La scelta della sobrietà ha condotto dunque a nuovi sguardi dentro la Scrittura e nell’anima delle cose, con due conseguenze importanti: il riconoscimento del peccato di avidità e lo stupore che permette la relazione. Nel primo caso siamo davanti ad un’opera di decostruzione, di smascheramento di una struttura di peccato che fa apparire “normale” il voler crescere, il voler avere di più e una virtù l’avidità. A fronte dei dogmi del mercato, della competizione, del profitto (parte integrante di quella “religione dei consumi” dotata di strumenti di persuasione così forti da convincere le maggioranze della sua legittimità), si riafferma il valore degli scambi non monetari, della condivisione, della collaborazione.

Avviene così che la sobrietà apra gli occhi di chi la pratica, donando quell’intelligenza delle cose che Gesù attribuiva ai piccoli e negava ai sapienti (cf. Lc 10,21). La sobrietà cambia infatti la capacità di guardare le cose andando oltre una visione quantitativa esteriore per cogliere le qualità più profonde: come i gigli del campo e gli uccelli del cielo ai quali lo sguardo di Gesù restituisce la possibilità di stupire. La meraviglia davanti alle cose genera a sua volta nuova sobrietà, perché la ricchezza della relazione qualitativa toglie valore al numero, alla quantità, all’accumulazione. Della manna occorre stupirsi ogni giorno, come di un miracolo: così essa è un dono che mi sazia; appena mi ci abituo, diventa un diritto che mi lascia insoddisfatto nonostante riesca ad accaparrarmene una dose sempre maggiore. Sobrietà è quindi la virtù praticata da chi sa riconoscere l’essenziale e sa accontentarsi, aprendosi alla possibilità della relazione che libera dalla schiavitù del possesso o dall’effimero piacere dell’acquistare. Tale relazione nasce grazie a un avvicinamento pieno di rispetto per le cose e per la loro storia; le cose appaiono allora come sacramenti: portano il segno dell’intenzionalità divina riconoscibile da chi sa stare di fronte ad esse con timore e tremore. La sobrietà è quindi una importante risposta al problema della giustizia, della sostenibilità ambientale e della qualità della vita; essa raccoglie le istanze bibliche e quelle più profonde della nostra epoca, sta producendo nuovi modi di vivere la fede cristiana e nuove narrazioni teologiche.
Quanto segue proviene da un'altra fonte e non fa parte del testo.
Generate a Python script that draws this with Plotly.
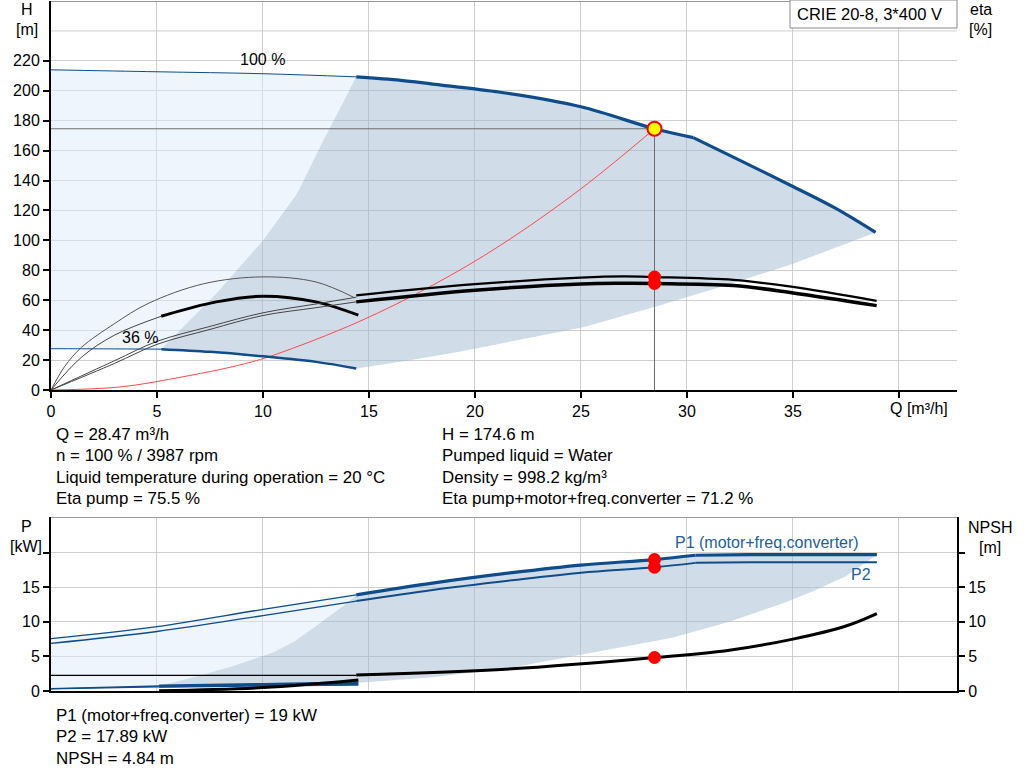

Anche nelle nostre case dunque, nelle nostre comunità, nei supermercati, nell’uso dei mezzi di comuni­cazione, nella ricerca di cittadinanza attiva e di politica dal basso, i cristiani possono combattere oggi le ingiustizie, la distruzione dell’ambiente, il disagio sociale. Superando gli schemi fondati sulla paura del futuro, sulla demonizzazione della modernità e sul mero appello alla responsabilità e al sacrificio, il consumo appare come qualcosa da arricchire di senso, attraverso una pedagogia del desiderio che si sviluppa e matura nella pratica della sobrietà. Quando le cose acquistano un volto e una storia, ne viene riconosciuta l’intenzionalità di dono, e l’uomo depone la sua sovranità illimitata, allora anche la giustizia e la difesa dell’ambiente diventano i motivi che ispirano la prassi del cristiano che si riconosce “custode e coltivatore” (Gn 2) e non può distogliere gli occhi dalla “creazione che geme e soffre le doglie del parto” (Rm 8,22).1

 

Mario Chiaro

 

1Per l’articolo abbiamo attinto a due scritti di Luca Gaggioli, presenti sull’interessante sito del patriarcato di Venezia alla voce “Pastorale diocesana degli stili di vita” (www.veneziastilidivita.it).